One note would be to make the form elements underneath invisible or greyed out unless users chose the "I don't know, help me" choice... But well done.
in reply to Tim Chambers

Cheers :)

I'm hoping to maximize the dispersal of new user across all the instances so wanted to keep other options visible from the beginning.

Can't wait to roll this out more widely. A key part of it is that it's built-in to every #PieFed instance, not a separate web site. So it's power comes from everyone being on board.

crust.piefed.social/auth/insta…

Tim Chambers reshared this.

in reply to Rimu

how do you build this list?

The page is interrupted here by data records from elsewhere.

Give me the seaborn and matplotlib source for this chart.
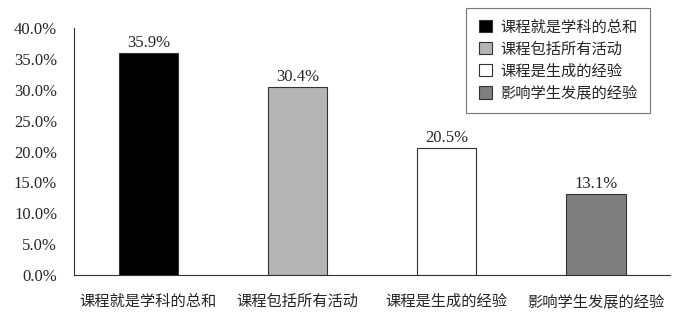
import matplotlib
matplotlib.use("Agg")
import matplotlib.pyplot as plt
import seaborn as sns
import pandas as pd
from matplotlib.ticker import FuncFormatter
from matplotlib.patches import Patch

categories = ["课程就是学科的总和", "课程包括所有活动", "课程是生成的经验", "影响学生发展的经验"]
values = [35.9, 30.4, 20.5, 13.1]
colors = ["#000000", "#b5b5b5", "#ffffff", "#7f7f7f"]

sns.set_style("white")
plt.rcParams['font.family'] = ['Liberation Serif', 'Noto Sans CJK SC']

df = pd.DataFrame({"cat": categories, "val": values})

fig = plt.figure(figsize=(6.84, 3.15), dpi=100)
ax = fig.add_axes([0.108, 0.127, 0.872, 0.784])
sns.barplot(data=df, x="cat", y="val", hue="cat", palette=colors, width=0.4,
            edgecolor="#333333", linewidth=0.8, legend=False, ax=ax)

for i, v in enumerate(values):
    ax.text(i, v + 0.4, f"{v:.1f}%", ha="center", va="bottom", fontsize=12)

ax.set_ylim(0, 40)
ax.set_xlim(-0.5, 3.5)
ax.set_yticks([0, 5, 10, 15, 20, 25, 30, 35, 40])
ax.yaxis.set_major_formatter(FuncFormatter(lambda v, p: f"{v:.1f}%"))
ax.set_xticks([-0.5, 0.5, 1.5, 2.5, 3.5], minor=False)
ax.set_xticklabels([])
ax.set_xticks([0, 1, 2, 3], minor=True)
ax.set_xticklabels(categories, minor=True, fontsize=11)
ax.tick_params(axis="x", which="major", direction="in", length=4, width=0.8, color="#333333")
ax.tick_params(axis="x", which="minor", length=0, pad=14)
ax.tick_params(axis="y", direction="in", length=4, width=0.8, color="#333333", labelsize=12, pad=12)
ax.set_xlabel("")
ax.set_ylabel("")
for s in ["top", "right"]:
    ax.spines[s].set_visible(False)
for s in ["left", "bottom"]:
    ax.spines[s].set_color("#333333")
    ax.spines[s].set_linewidth(0.8)

handles = [Patch(facecolor=c, edgecolor="#333333", linewidth=0.8) for c in colors]
leg = fig.legend(handles, categories, loc="upper left", bbox_to_anchor=(0.682, 0.975),
                 frameon=True, fancybox=False, edgecolor="#555555", fontsize=11,
                 handlelength=0.85, handleheight=0.85, handletextpad=0.55,
                 labelspacing=0.5, borderpad=0.8, borderaxespad=0)
leg.get_frame().set_linewidth(0.8)

fig.savefig("out.png", dpi=100)
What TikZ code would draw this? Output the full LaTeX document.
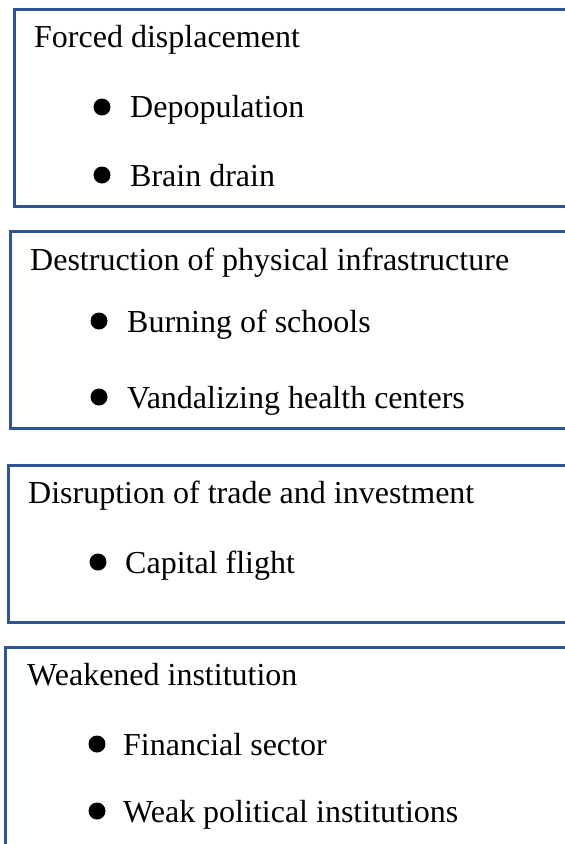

Is this a directory server admins can opt into? Do you do any filtering / verification?
in reply to Renaud Chaput

@renchap It is opt in, yes.

The master list of PieFed instances is retrieved from the fediverse.observer API. Then an API endpoint on every instance in the list is queried to see if they opted in and to get information about the instance that fediverse.observer does not have.

This happens once per day.

Instance admins can choose to filter out any other instance and defederated ones are automatically filtered.

in reply to Rimu

@rimu @renchap The idea that it is built into the UX of every #piefed server itself is also interesting.
in reply to Tim Chambers

Yes it is, but I am worried about letting users pick their server from any server that opt in. You really want users to go on *well-managed servers* and avoid servers that depend on a unique person (high risk of the server disappearing), without proper moderation or correct operation practices. And that is without even without discussing about bad actors starting to exploit this.
in reply to Renaud Chaput

@renchap @rimu For Mastodon I could imagine it being those that signed the Server Covenant, and in my original straw man idea I suggested other site quality metrics….(uptime over last X years, etc) docs.google.com/document/d/18k…
in reply to Tim Chambers

The server covenant is purely declarative, I think that if we start sending the general public to a pool of servers there needs to be more checks here. But we have ideas in this area that I hope we will soon be able to make progress on.

Tim Chambers reshared this.

in reply to Tim Chambers

maybe there's a FEP that can be done to expose these attributes somehow to enable the suggested servers be "those you federate with" along with filtering & like number of relationships/interactions?